▸ **WHAT YOU ARE ASKED TO DO**: Collect each line containing "chart".
* * * *
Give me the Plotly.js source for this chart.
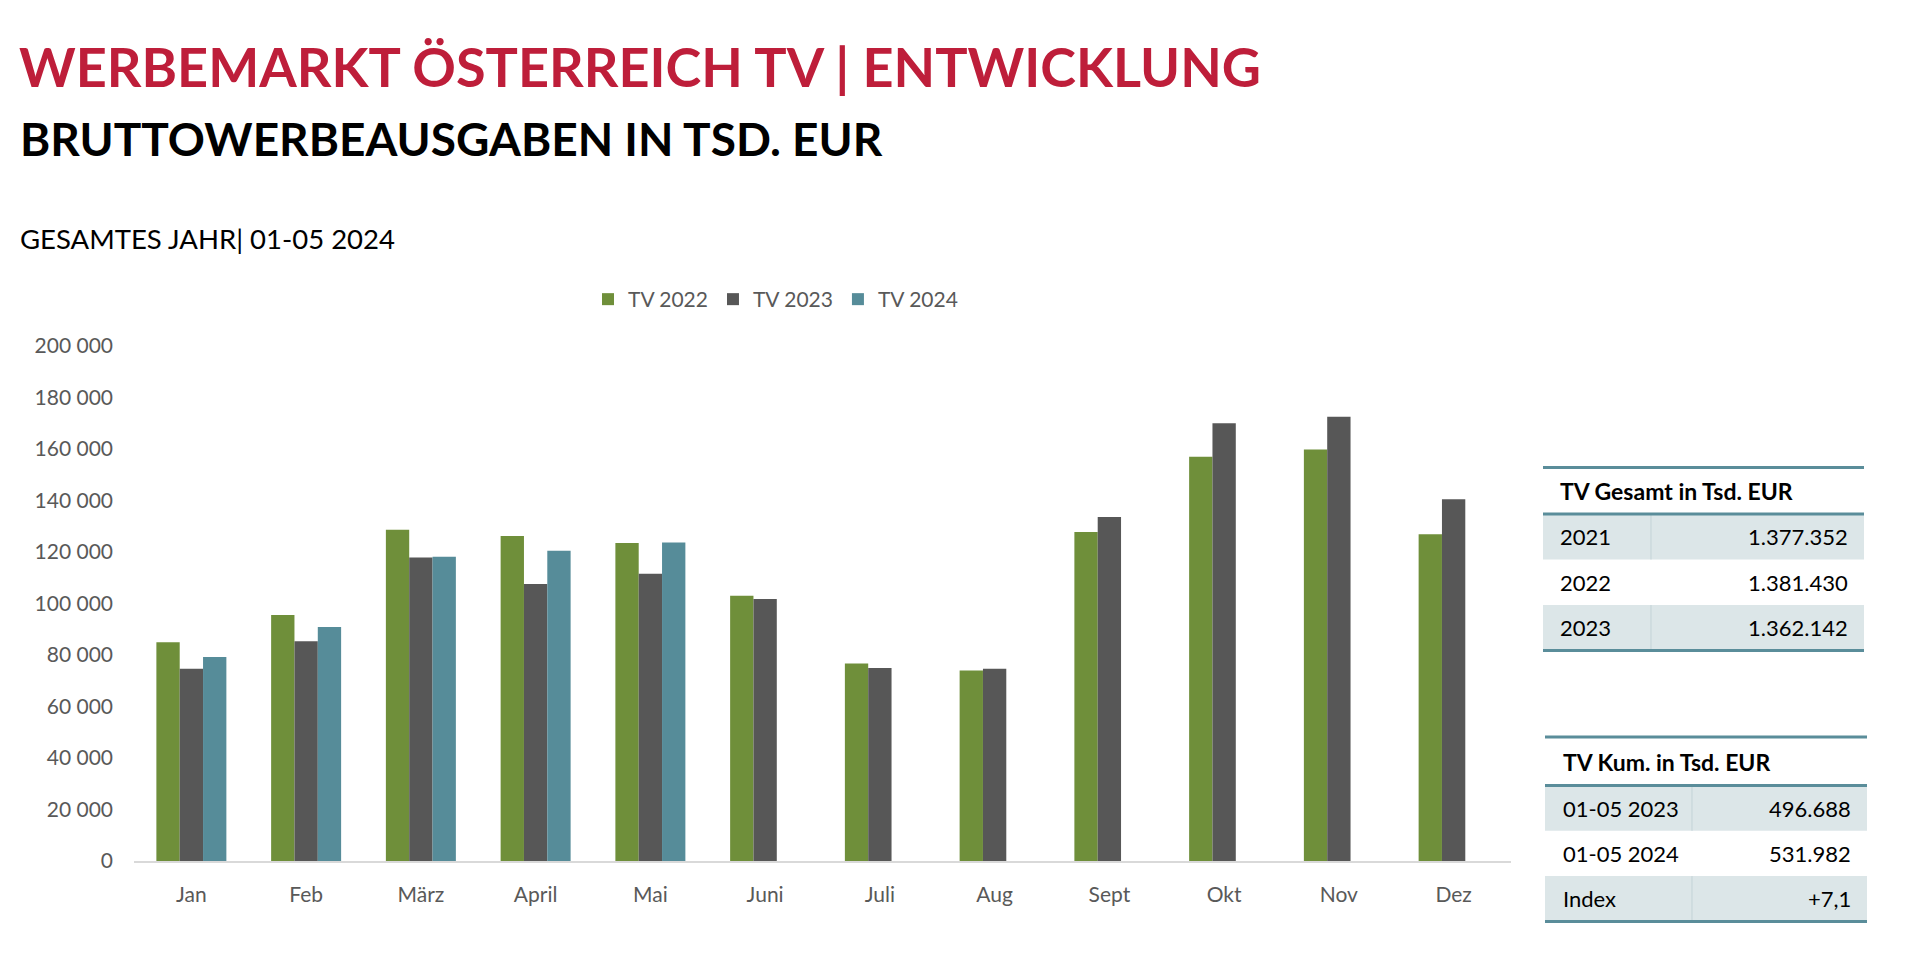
<!DOCTYPE html>
<html>
<head>
<meta charset="utf-8">
<script src="https://cdn.plot.ly/plotly-3.0.1.min.js"></script>
<style>
  html, body { margin: 0; padding: 0; background: #ffffff; }
  #chart { width: 1920px; height: 970px; }
</style>
</head>
<body>
<div id="chart"></div>
<script>
// ---------- data ----------
const months = ['Jan', 'Feb', 'März', 'April', 'Mai', 'Juni', 'Juli', 'Aug', 'Sept', 'Okt', 'Nov', 'Dez'];
const tv2022 = [85000, 95500, 128600, 126200, 123500, 103000, 76700, 74000, 127800, 157000, 159800, 126900];
const tv2023 = [74700, 85300, 117900, 107600, 111600, 101700, 75000, 74700, 133600, 170000, 172500, 140500];
const tv2024 = [79200, 90900, 118200, 120500, 123700, null, null, null, null, null, null, null];
const seriesNames = ['TV 2022', 'TV 2023', 'TV 2024'];

const titleText = 'WERBEMARKT ÖSTERREICH TV | ENTWICKLUNG';
const subtitleText = 'BRUTTOWERBEAUSGABEN IN TSD. EUR';
const periodText = 'GESAMTES JAHR| 01-05 2024';

const gesamtTitle = 'TV Gesamt in Tsd. EUR';
const gesamtLabels = ['2021', '2022', '2023'];
const gesamtValues = ['1.377.352', '1.381.430', '1.362.142'];

const kumTitle = 'TV Kum. in Tsd. EUR';
const kumLabels = ['01-05 2023', '01-05 2024', 'Index'];
const kumValues = ['496.688', '531.982', '+7,1'];

// ---------- styling ----------
const W = 1920, H = 970;
const M = { l: 134, r: 409, t: 346, b: 109 };
const px2x = p => (p - M.l) / (W - M.l - M.r);
const py2y = p => (H - M.b - p) / (H - M.t - M.b);

const FONT = 'Lato, "Open Sans", sans-serif';
const colors = ['#6f8f3a', '#575757', '#568c99'];
const axisGrey = '#595959';
const tableLine = '#5a8d9a';
const tableFill = '#dce6e8';
const dividerColor = '#c3d3d7';

const traces = [tv2022, tv2023, tv2024].map((vals, i) => ({
  type: 'bar',
  name: seriesNames[i],
  x: months,
  y: vals,
  marker: { color: colors[i], line: { width: 0 } },
  hoverinfo: 'x+y+name'
}));

const shapes = [];
const annotations = [];

annotations.push({
  xref: 'paper', yref: 'paper', x: px2x(18), y: py2y(138.7),
  xanchor: 'left', yanchor: 'middle', showarrow: false,
  text: '<b>' + subtitleText + '</b>',
  font: { family: FONT, size: 46, color: '#000000' }
});
annotations.push({
  xref: 'paper', yref: 'paper', x: px2x(18), y: py2y(239),
  xanchor: 'left', yanchor: 'middle', showarrow: false,
  text: periodText,
  font: { family: FONT, size: 27.5, color: '#000000' }
});

function drawTable(g, title, labels, values) {
  shapes.push({ type: 'line', xref: 'paper', yref: 'paper', x0: px2x(g.x0), x1: px2x(g.x1),
    y0: py2y(g.top), y1: py2y(g.top), line: { color: tableLine, width: 3 } });
  annotations.push({ xref: 'paper', yref: 'paper', x: px2x(g.labelX), y: py2y(g.headY),
    xanchor: 'left', yanchor: 'middle', showarrow: false, text: '<b>' + title + '</b>',
    font: { family: FONT, size: 23, color: '#000000' } });
  labels.forEach((lab, i) => {
    const r0 = g.headLine + i * g.rowH, r1 = r0 + g.rowH;
    if (i % 2 === 0) {
      shapes.push({ type: 'rect', xref: 'paper', yref: 'paper', layer: 'below',
        x0: px2x(g.x0), x1: px2x(g.x1), y0: py2y(r0), y1: py2y(r1),
        fillcolor: tableFill, line: { width: 0 } });
      shapes.push({ type: 'line', xref: 'paper', yref: 'paper', layer: 'below',
        x0: px2x(g.divX), x1: px2x(g.divX), y0: py2y(r0), y1: py2y(r1),
        line: { color: dividerColor, width: 1 } });
    }
    const cy = (r0 + r1) / 2;
    annotations.push({ xref: 'paper', yref: 'paper', x: px2x(g.labelX), y: py2y(cy),
      xanchor: 'left', yanchor: 'middle', showarrow: false, text: lab,
      font: { family: FONT, size: 22, color: '#000000' } });
    annotations.push({ xref: 'paper', yref: 'paper', x: px2x(g.valueX), y: py2y(cy),
      xanchor: 'right', yanchor: 'middle', showarrow: false, text: values[i],
      font: { family: FONT, size: 22, color: '#000000' } });
  });
  shapes.push({ type: 'line', xref: 'paper', yref: 'paper', x0: px2x(g.x0), x1: px2x(g.x1),
    y0: py2y(g.headLine), y1: py2y(g.headLine), line: { color: tableLine, width: 3 } });
  const bottom = g.headLine + labels.length * g.rowH;
  shapes.push({ type: 'line', xref: 'paper', yref: 'paper', x0: px2x(g.x0), x1: px2x(g.x1),
    y0: py2y(bottom), y1: py2y(bottom), line: { color: tableLine, width: 3 } });
}

drawTable({ x0: 1543, x1: 1864, top: 467.5, headY: 490.5, headLine: 514, rowH: 45.5,
  divX: 1651, labelX: 1558, valueX: 1850 }, gesamtTitle, gesamtLabels, gesamtValues);
drawTable({ x0: 1545, x1: 1867, top: 737, headY: 762, headLine: 785.5, rowH: 45.3,
  divX: 1692, labelX: 1561, valueX: 1853 }, kumTitle, kumLabels, kumValues);

const layout = {
  width: W, height: H,
  margin: M,
  paper_bgcolor: '#ffffff', plot_bgcolor: '#ffffff',
  separators: ', ',
  font: { family: FONT, color: axisGrey },
  title: {
    text: '<b>' + titleText + '</b>',
    font: { family: FONT, size: 54, color: '#be1e3a' },
    xref: 'container', yref: 'container',
    x: 19 / W, xanchor: 'left',
    y: 1 - 68 / H, yanchor: 'middle',
    pad: { t: 0, b: 0, l: 0, r: 0 }
  },
  barmode: 'group',
  bargap: 0.39,
  bargroupgap: 0,
  showlegend: true,
  legend: {
    orientation: 'h',
    x: px2x(588), xanchor: 'left',
    y: py2y(299.5), yanchor: 'middle',
    font: { family: FONT, size: 21, color: axisGrey },
    bgcolor: 'rgba(0,0,0,0)',
    traceorder: 'normal'
  },
  xaxis: {
    type: 'category',
    showgrid: false,
    showline: true, linecolor: '#d9d9d9', linewidth: 1.5,
    ticks: '', zeroline: false,
    tickfont: { family: FONT, size: 21, color: axisGrey },
    ticklabelstandoff: 14
  },
  yaxis: {
    range: [0, 200000],
    dtick: 20000, tick0: 0,
    tickformat: ',d',
    showgrid: false, zeroline: false, showline: false,
    ticks: '',
    tickfont: { family: FONT, size: 21, color: axisGrey },
    ticklabelstandoff: 20
  },
  shapes: shapes,
  annotations: annotations
};

Plotly.newPlot('chart', traces, layout, { displayModeBar: false, staticPlot: true });
</script>
</body>
</html>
* * * *
▸ **TASK SOLUTION**:
Give me the Plotly.js source for this chart.
  #chart { width: 1920px; height: 970px; }
<div id="chart"></div>
Plotly.newPlot('chart', traces, layout, { displayModeBar: false, staticPlot: true });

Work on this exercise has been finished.